In teacher sessions:

  • The teaching console is enabled, which allows you to control most aspects of the environment visible to the student.
  • You create new traffic holding Shift down with a right click-and-drag on the radar specifying the position and face heading. A dialog pops up and allows you to choose a callsign (one is initially generated), altitude and other details. If near a ground route node, a parking position or runway, you can create it on the ground, ready to taxi or for departure (NB: parking overrides position/heading input).
  • Traffic is initially created in an "unspawned" state (radar contact marked "+"), in other words visible to you but not to the student. This allows you to set its transponder or get it into a certain state before spawning it into the student's world.
  • Controlling the traffic is done in the same way as in solo sessions without voice, i.e. using the click&drag vector and taxi tools and the instruction dock. The only difference is that you control the selected aircraft directly, regardless of your strip links and details. You therefore do not need a strip and a correctly filled callsign to instruct a pilot, though it is a good idea to have one if you want your vectors registered and drawn on the radar. The traffic creation dialog offers to create a linked strip with every new aircraft.
  • You may pause the whole simulation, or freeze each aircraft individually. Frozen aircraft will result in stationary flights on the student's radar.

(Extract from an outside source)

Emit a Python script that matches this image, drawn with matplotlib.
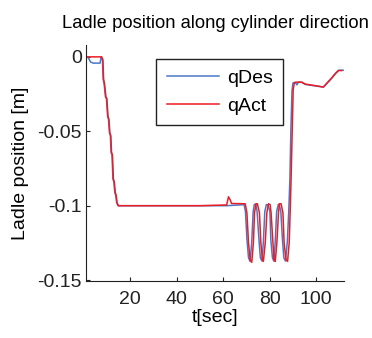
import matplotlib.pyplot as plt

plt.rcParams['font.family'] = ['Liberation Sans', 'DejaVu Sans']

# desired ladle position (qDes)
t_des = [1.0, 2.0, 3.0, 4.2, 7.1, 7.5, 8.1, 8.4, 8.8, 9.4, 9.8, 10.3, 10.7, 11.1,
         11.5, 11.8, 12.2, 12.6, 13.0, 13.4, 13.8, 14.2, 14.8, 30.0, 50.0, 61.5,
         69.0, 69.6, 70.2, 70.9, 71.6, 72.3, 72.9, 73.4, 74.0, 74.6, 75.4, 76.0,
         76.7, 77.3, 77.9, 78.6, 79.3, 80.1, 80.5, 81.2, 81.8, 82.4, 83.0, 83.7,
         84.1, 84.8, 85.5, 86.1, 86.8, 87.6, 88.2, 88.7, 89.1, 89.6, 90.0, 90.5,
         91.0, 91.7, 92.4, 93.9, 95.3, 97.4, 101.7, 103.1, 106.7, 108.2, 109.6, 111.6]
q_des = [0.0, -0.0005, -0.0035, -0.0042, -0.0042, 0.0, -0.002, -0.015, -0.018,
         -0.027, -0.028, -0.040, -0.042, -0.051, -0.053, -0.064, -0.066, -0.082,
         -0.084, -0.091, -0.093, -0.098, -0.1, -0.1, -0.1, -0.1,
         -0.0993, -0.104, -0.122, -0.135, -0.1375, -0.124, -0.104, -0.0992, -0.0990,
         -0.104, -0.123, -0.135, -0.1372, -0.124, -0.104, -0.0992, -0.0995,
         -0.104, -0.123, -0.135, -0.1372, -0.124, -0.104, -0.0992, -0.0990,
         -0.104, -0.123, -0.135, -0.1372, -0.124, -0.104, -0.082, -0.050, -0.023,
         -0.0176, -0.0172, -0.0172, -0.0188, -0.017, -0.0172, -0.0185, -0.0190,
         -0.0200, -0.0203, -0.0140, -0.0112, -0.0090, -0.0090]

# actual ladle position (qAct)
t_act = [1.0, 7.8, 8.3, 8.6, 9.0, 9.6, 10.0, 10.5, 10.9, 11.3, 11.7, 12.0, 12.4,
         12.8, 13.2, 13.6, 14.0, 14.4, 15.0, 30.0, 50.0, 61.5, 62.3, 63.0, 63.6,
         69.5, 70.2, 70.9, 71.6, 72.3, 73.0, 73.5, 74.1, 74.7, 75.6, 76.2, 76.9,
         77.3, 78.1, 78.8, 79.5, 80.2, 80.6, 81.4, 81.9, 82.4, 83.1, 83.8, 84.2,
         84.9, 85.7, 86.2, 87.0, 87.7, 88.4, 88.8, 89.2, 89.7, 90.1, 90.6, 91.3,
         93.9, 95.3, 97.4, 101.7, 103.1, 106.7, 108.2, 109.6, 111.0]
q_act = [0.0, 0.0, -0.002, -0.015, -0.018, -0.027, -0.028, -0.040, -0.042,
         -0.051, -0.053, -0.064, -0.066, -0.082, -0.084, -0.091, -0.093, -0.098,
         -0.1, -0.1, -0.1, -0.0995, -0.094, -0.096, -0.0985,
         -0.0987, -0.1047, -0.1248, -0.1362, -0.138, -0.1248, -0.1047, -0.0987,
         -0.0987, -0.1047, -0.1248, -0.1362, -0.1374, -0.1248, -0.1047, -0.0987,
         -0.0993, -0.1047, -0.1248, -0.1362, -0.1374, -0.1248, -0.1047, -0.0987,
         -0.0987, -0.1047, -0.1248, -0.1362, -0.1374, -0.1248, -0.1047, -0.0826,
         -0.049, -0.022, -0.0174, -0.017, -0.017, -0.0183, -0.0188, -0.0199,
         -0.0203, -0.0143, -0.0114, -0.0092, -0.0092]

x_ticks = [20, 40, 60, 80, 100]
y_ticks = [0, -0.05, -0.1, -0.15]
y_ticklabels = ['0', '-0.05', '-0.1', '-0.15']

fig = plt.figure(figsize=(3.72, 3.38), dpi=100)
ax = fig.add_axes([0.231, 0.169, 0.694, 0.698])

ax.plot(t_des, q_des, color='#4a78c8', lw=1.1, label='qDes')
ax.plot(t_act, q_act, color='#ec1c24', lw=1.1, label='qAct')

ax.set_xlim(1, 112)
ax.set_ylim(-0.1505, 0.008)
ax.set_xticks(x_ticks)
ax.set_yticks(y_ticks)
ax.set_yticklabels(y_ticklabels)
ax.tick_params(direction='in', length=3, labelsize=14, colors='#222222', width=0.8)
ax.tick_params(axis='x', pad=7)
ax.tick_params(axis='y', pad=3)
for s in ['top', 'right']:
    ax.spines[s].set_visible(False)
for s in ['left', 'bottom']:
    ax.spines[s].set_color('#222222')
    ax.spines[s].set_linewidth(0.8)

ax.set_title('Ladle position along cylinder direction', fontsize=13.2, pad=12)
ax.set_xlabel('t[sec]', fontsize=14, labelpad=1)
ax.set_ylabel('Ladle position [m]', fontsize=14, labelpad=6)

leg = ax.legend(loc='upper left', bbox_to_anchor=(0.271, 0.941), borderaxespad=0,
                fontsize=14, handlelength=2.7, handletextpad=0.4, labelspacing=0.5,
                borderpad=0.55, fancybox=False, framealpha=1)
leg.get_frame().set_edgecolor('#222222')
leg.get_frame().set_linewidth(1.0)

fig.savefig('out.png', dpi=100)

  • The ATC text chat system allows to chat to the student directly as the teacher, and to simulate private ATC conversations with the student (select callsign to interact as).
  • To exchange strips, drop them on "Student" and select whom the strip should appear from on the student's side. Note that for your convenience in further control of the traffic, teacher strips do not disappear on handovers;
  • CPDLC is supported, the dialogue windows reflecting the change of perspective (ACFT instead of ATC) and the Alt key combinations generating requests rather than instructions.